I’m out shopping for shares again, and here’s the question I’m asking right now. Should I buy NEXT (LSE: NXT)?
NEXT up
Last time I checked out retail clothing chain NEXT, in January, I liked the cut of its cloth. With an expanding network of more than 500 shops in the UK and Ireland, and its flourishing online Directory business, it looked cool and confident. There was only one problem. Its share price had just leapt 50% in a year to £39. I prefer to buy great companies when they are out of favour, rather than at the height of fashion. I decided it was too pricey. Was I right? And should I buy NEXT today?
When it comes to investing, cheap isn’t always cheerful. NEXT is up another 50% over the past year, against just 12% for the FTSE 100. Over two years, it is up 100%. Over five years, it has delivered a stylish 359% growth (more than 12 times the FTSE). It has done all this in the middle of downturn, when wages have been rising at a slower pace than inflation, and austerity chic has been the order of the day. It’s a stunning performance.
The price of fashion
Yet its first-half 2013 results weren’t exactly cutting-edge, with sales rising a steady 2.2% to £1.67bn. A 7.2% rise in operating profit to £285m and 13.8% rise in profit after tax to £217m were more impressive, although already reflected in the share price. The stock barely shifted on the day, which struck me as a bit harsh.

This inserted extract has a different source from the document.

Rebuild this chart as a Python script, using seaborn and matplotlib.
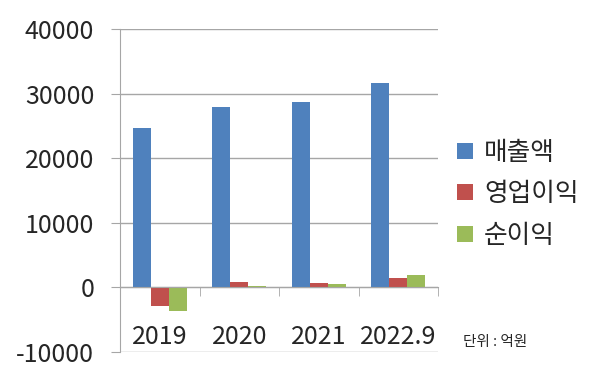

NEXT has plenty to offer investors. It has recently spent £170m on share buybacks. Earnings per share (EPS) rose 19.9% to 142p. And still the market wasn’t impressed? Like me, maybe it has been fixating too much on the price. Yes, these are tough times for retailers, but surely NEXT has weathered the storm in style. That puts it in a strong position if the economy is really recovering (I did say if…).
Out of my price range
Back in January, I was unhappy about its 2.3% yield. Today it is even lower at 2% against an index average of 3.5%. But management is progressive, recently announcing an interim dividend of 36p, a hike of 16.1%. NEXT is even more expensive today, however, trading at 17.1 times earnings. I’m also worried about EPS growth forecasts. After five years of double-digit growth of between 15% and 20%, EPS is forecast to slip to 8% in the year to January 2015. I should have bought it back in January at £39. I find its £51.40 price tag a little offputting today.